Creative Photography

The creative side of any photographer is what separates the good photographers from the masters. There are thousands of us who take good images but there are only a handful that are masters of the trade. Not everyone will become great – this is due to a number of factors, with the creativity factor being to the fore.

Being creative is about giving your images more impact – images that will stand out over anyone elses. These are images that you cannot stop looking at, and the more you look at them the better they seem.

To give your images more impact here are a few easy to follow steps.

Creative use of the cameras aperture and shutter will make a big difference to your images. Your choice of shutter speed will also make a huge difference to the how you photograph water in landscape photography or how you photography people playing sports. The shutter is used to isolate a subject; it is also used to freeze motion.

Your cameras aperture controls the amount of light that enters your camera. This can be used creatively for focusing.
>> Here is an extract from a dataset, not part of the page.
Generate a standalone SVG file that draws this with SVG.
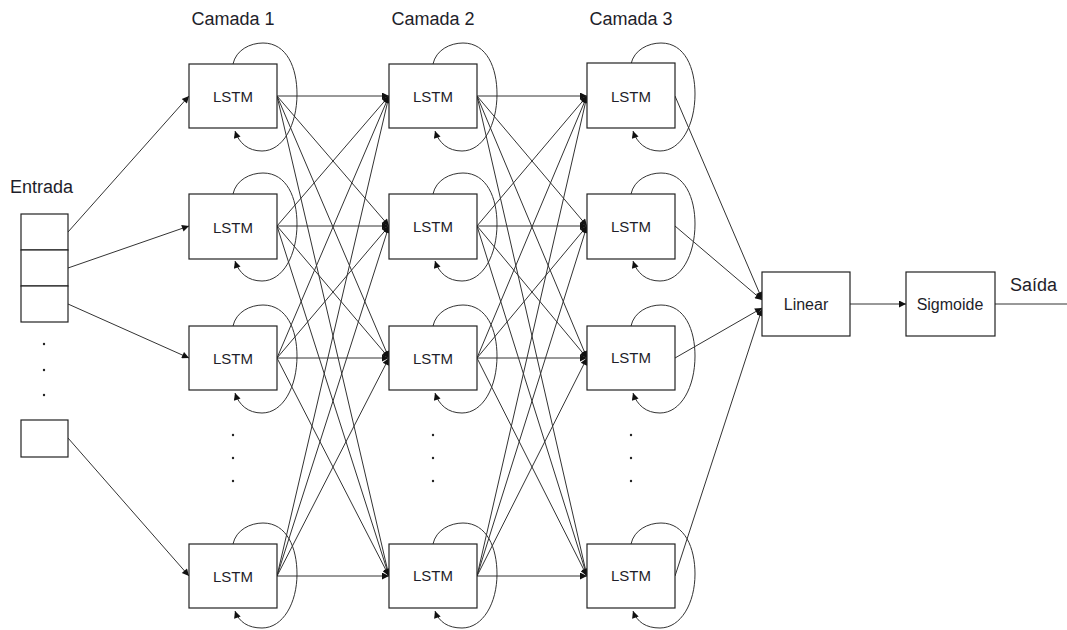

Use filters to give your images impact. There is a large range of filters to choose from for photography. The key is to know which one to use and when to use it. Dull scenes can be brought to life with a warm up filter. Filters can be used with film or digital photography and can also be added in Photoshop. There are also a range of filters that can be used with black and white photography.

Being imaginative with your exposure is also a way of creating more dramatic images. Underexposing your image may add mystery to your photography in certain circumstances. But be careful not to go too dark. Over exposing an image very seldom works well. So my advice is to bracket your exposure so that you will be sure to get a satisfactory result.

The main key to creative imagery is to know what is needed at a scene and what to do to add a little extra. Every scene and situation is different so my best advice is to go with trial and error until you find the winning formula. This may take time, but you will certainly learn how to take great photography.